After our meeting, we drove around the volcano to Munyenge. This involved driving for 2 hours on kidney-ripping volcanic road. We arrived in Munyenge at around 4 PM, spent an hour talking to the chief about the cocoa study center and our plans to train the farmers in his village in chocolate production. He was very supportive. This is our third time donating tools to the village. The chief is fourth from the right.
Thursday, August 28
We started out at 6 AM as our destination was Bamenda. We were to join Marcie Alvarez, who works for Plan International, an NGO founded to improve the lives of children in Third World countries. She is interested in building a chocolate business to be run by HIV-positive women in the village of Esu, located about 4 hours over bad road (redundancy) from Bamenda.
Friday, August 29
We shared glasses of palm wine. Note the name on the bottle: Casanova, which means Neuhaus in Italian. :=) Next to the bottle is a plate of kola nuts, traditionally shared when people visit each other. They are extremely bitter, but tradition dies hard. They are more tolerable if you take them with a sip of palm wine, which is sweet, refreshing and about the alcohol content of a pilsner.

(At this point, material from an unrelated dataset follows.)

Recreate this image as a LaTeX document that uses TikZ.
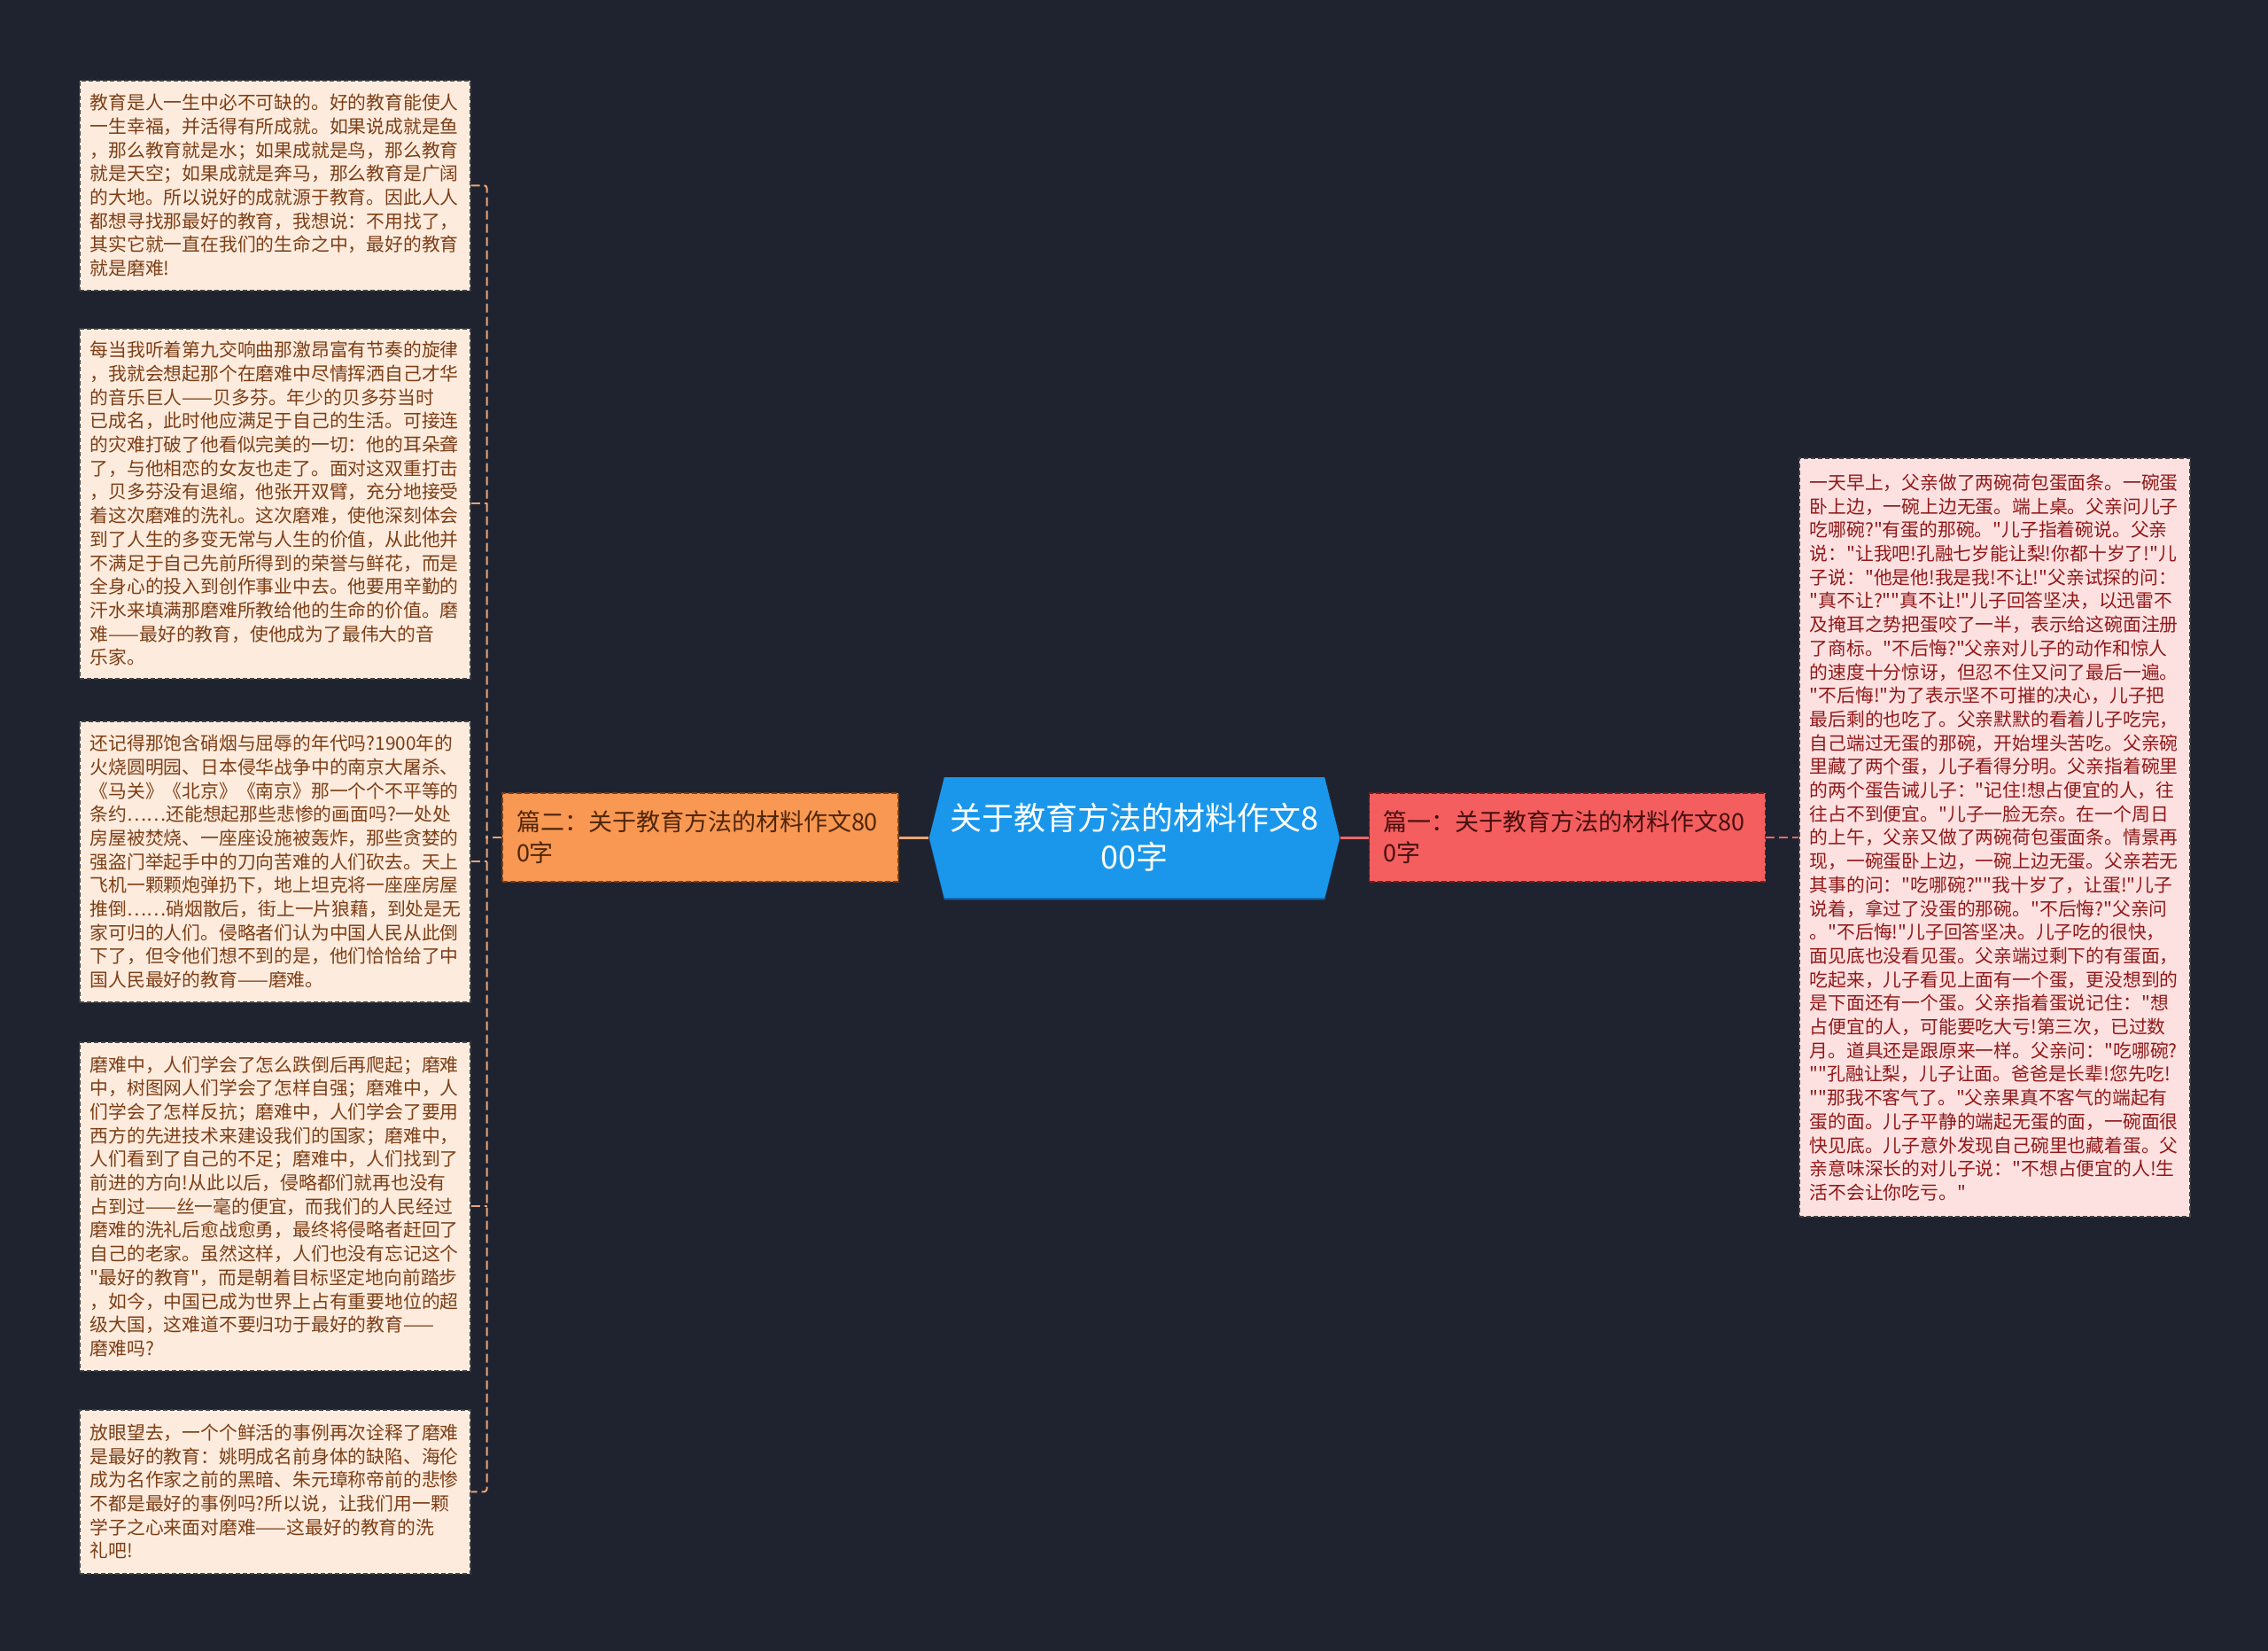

It was getting dark and we needed to drive on to Yaounde, our final destination. We removed our donations from the car and arranged them on a table that had been set up for a sumptuous repast. The picture is really bad because of the low light; I had to crank brightness up to 100% in Photoshop. The meal included at least 20 dishes; one was grilled "mackerel", a freshwater fish. It was in the top 5 of grilled fish tasted during my past 64 years. Worth a Michelin star. There were also gumbo, s soup made both with the okra and its leaves. Gumbo in the U.S., made by escaped slaves married to Native Americans, is an African American food: made with okra but thickened with the leaves of the American tree, sassafras (aka file).